↓
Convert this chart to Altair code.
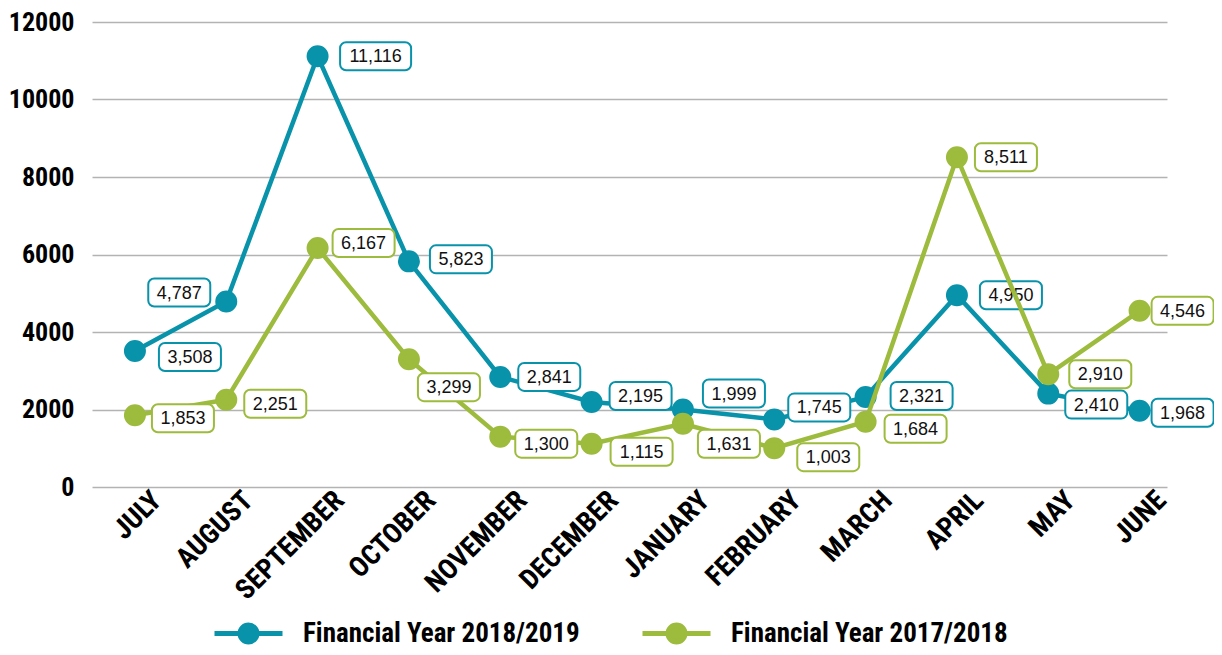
import json
import altair as alt
import pandas as pd

# ---------------- data ----------------
MONTHS = ["JULY", "AUGUST", "SEPTEMBER", "OCTOBER", "NOVEMBER", "DECEMBER",
          "JANUARY", "FEBRUARY", "MARCH", "APRIL", "MAY", "JUNE"]
SERIES = ["Financial Year 2018/2019", "Financial Year 2017/2018"]
FY_2018_2019 = [3508, 4787, 11116, 5823, 2841, 2195, 1999, 1745, 2321, 4950, 2410, 1968]
FY_2017_2018 = [1853, 2251, 6167, 3299, 1300, 1115, 1631, 1003, 1684, 8511, 2910, 4546]
Y_TICKS = [0, 2000, 4000, 6000, 8000, 10000, 12000]

# ---------------- layout / style ----------------
COLORS = ["#0993ab", "#9dbb3d"]
# label-box offsets in pixels from each point (right / down positive)
DX_1819 = [55, -47, 58, 52, 49, 49, 51, 45, 56, 54, 48, 43]
DY_1819 = [6, -9, 0, -2, 0, -6, -16, -12, -1, 0, 11, 2]
DX_1718 = [48, 49, 46, 40, 46, 50, 46, 54, 50, 49, 52, 43]
DY_1718 = [3, 4, -5, 28, 7, 8, 20, 9, 7, 0, 0, 0]

W, H = 1075, 465
X_DOMAIN = [-0.47, 11.3]
Y_DOMAIN = [0, 12000]
PX_X = W / (X_DOMAIN[1] - X_DOMAIN[0])
PX_Y = H / (Y_DOMAIN[1] - Y_DOMAIN[0])
BOX_H = 28
COND = "Liberation Sans Narrow, Roboto Condensed, Liberation Sans"

rows = []
for s, vals, dxs, dys in [(SERIES[0], FY_2018_2019, DX_1819, DY_1819),
                          (SERIES[1], FY_2017_2018, DX_1718, DY_1718)]:
    for i, v in enumerate(vals):
        lab = f"{v:,}"
        bw = 9 * len(lab) + 17
        lx = i + dxs[i] / PX_X
        ly = v - dys[i] / PX_Y
        rows.append(dict(idx=i, month=MONTHS[i], series=s, value=v, label=lab,
                         lx=lx, ly=ly,
                         bx1=lx - bw / 2 / PX_X, bx2=lx + bw / 2 / PX_X,
                         by1=ly - BOX_H / 2 / PX_Y, by2=ly + BOX_H / 2 / PX_Y))
df = pd.DataFrame(rows)

xscale = alt.Scale(domain=X_DOMAIN, nice=False, zero=False)
yscale = alt.Scale(domain=Y_DOMAIN, nice=False, zero=False)
cscale = alt.Scale(domain=SERIES, range=COLORS)

label_expr = json.dumps(MONTHS) + "[datum.value]"

x_axis = alt.Axis(values=list(range(12)), labelExpr=label_expr, labelAngle=315,
                  labelFont=COND, labelFontSize=28, labelFontWeight="bold",
                  labelColor="#000", labelAlign="right", labelBaseline="middle",
                  labelOffset=22, labelPadding=9, ticks=False, domain=False,
                  grid=False, title=None, labelOverlap=False)
y_axis = alt.Axis(values=Y_TICKS, format="d", labelFont=COND, labelFontSize=26,
                  labelFontWeight="bold", labelColor="#000", labelPadding=18,
                  ticks=False, domain=False, grid=True, gridColor="#b3b3b3",
                  gridWidth=1.5, title=None)

legend = alt.Legend(
    title=None, orient="none", direction="horizontal", legendX=143, legendY=598,
    symbolType="M-4,0H4M1,0A1,1,0,1,1,-1,0A1,1,0,1,1,1,0Z",
    symbolSize=289, symbolStrokeWidth=5, labelOffset=41, columnPadding=52,
    labelFont=COND, labelFontSize=27, labelFontWeight="bold", labelColor="#000",
    labelLimit=600, padding=0,
)


def X(field):
    return alt.X(field, scale=xscale, axis=x_axis)


def Y(field):
    return alt.Y(field, scale=yscale, axis=y_axis)


base = alt.Chart(df)
layers = []
for k, s in enumerate(SERIES):
    b = base.transform_filter(alt.datum.series == s)
    line = b.mark_line(strokeWidth=4.5, color=COLORS[k]).encode(
        x=X("idx:Q"), y=Y("value:Q"), order="idx:Q",
    )
    pts = b.mark_point(filled=False, size=289, strokeWidth=5, opacity=1).encode(
        x=X("idx:Q"), y=Y("value:Q"),
        fill=alt.Fill("series:N", scale=cscale, legend=legend),
        stroke=alt.Stroke("series:N", scale=cscale, legend=legend),
    )
    box = b.mark_rect(fill="white", stroke=COLORS[k], strokeWidth=2, cornerRadius=6).encode(
        x=X("bx1:Q"), x2="bx2:Q", y=Y("by1:Q"), y2="by2:Q",
    )
    txt = b.mark_text(font="Liberation Sans", fontSize=18, color="#111",
                      align="center", baseline="middle", dy=1).encode(
        x=X("lx:Q"), y=Y("ly:Q"), text="label:N",
    )
    layers += [line, pts, box, txt]

chart = alt.layer(*layers).properties(
    width=W, height=H,
    autosize=alt.AutoSizeParams(type="none"),
    padding={"left": 84, "top": 14, "right": 47, "bottom": 160},
).configure_view(stroke=None)

chart.save("out.html", embed_options={"renderer": "svg", "actions": False})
↑
TASK TO CARRY OUT: Leave out any pictures, please, and quote only the lines from the top of the data through the line that contains "import pandas as pd".

TASK ANSWER:
Convert this chart to Altair code.
import json
import altair as alt
import pandas as pd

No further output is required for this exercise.